患部(咬まれた場所)は冷やさない・・・直ぐに腫れてくるので冷やしたくなりますが危険。血の流れが悪くなって壊死してしまう。知らないと一番やってしまいそう・・・
持っていく飲料は水かお茶?にする・・・川の水でちょっと洗ったが、振り返るとちょっとやばかったか?綺麗に見えても雑菌いっぱい。ペットボトルの水なら汚れ洗えるので便利だ。お茶はタンニンが毒を中和するらしいがペットボトルはどうなんだろう?お茶で洗っている人も結構いるようだ。

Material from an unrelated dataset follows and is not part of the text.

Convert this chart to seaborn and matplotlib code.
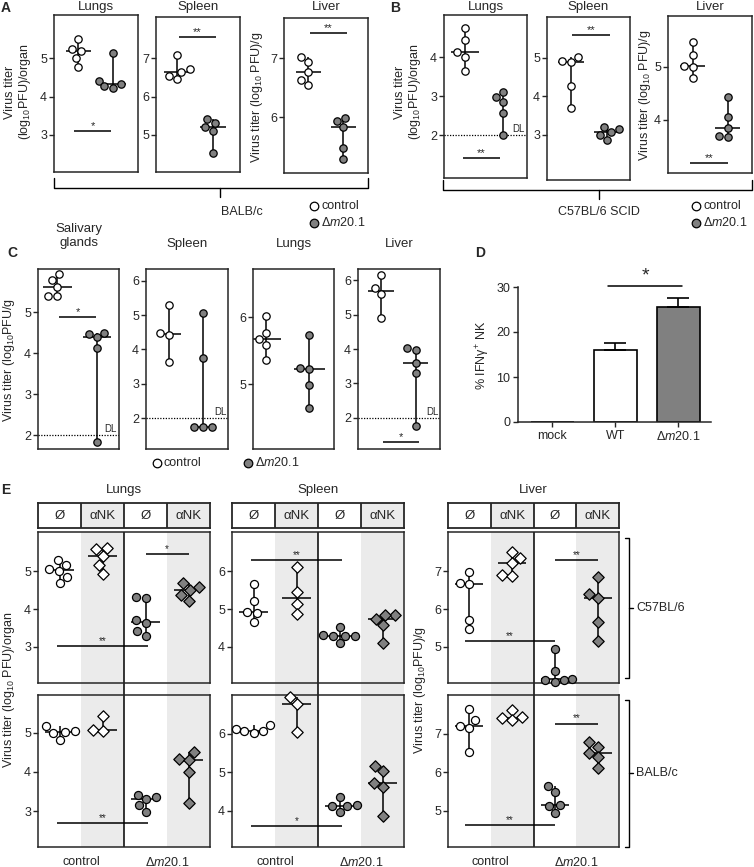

入院は一日15000~20000円を覚悟・・・手術なし、血清なしでこのくらいだった。心配な人は保険を見直そう。大体3日~一週間が入院の目安のようだが重症だと半年とかもあるようだ。
暇つぶしはラジオ・・・と思います。目にくるのでテレビや本、スマホとか集中できません。短時間なら大丈夫ですが個人差もあるかな。
スマホの充電器・・・自分で病院に飛び込むときに余裕があるならもって行った方が良いかも。自分は持って行かなかったので大変だった。身内の人が来てくれるなら大丈夫ですが・・・遠征時の入院は厳しいと思う。
保険証・・・せめてコピーはあった方が後々スムース。
診断書・・・保険会社に保険金請求する時に使うはず。退院の時に申し込む方が楽チン。窓口があると思う。
以上が今回咬まれてから退院するまでに感じたこと。このほかにも人によってはあると思うが参考になれば幸いです。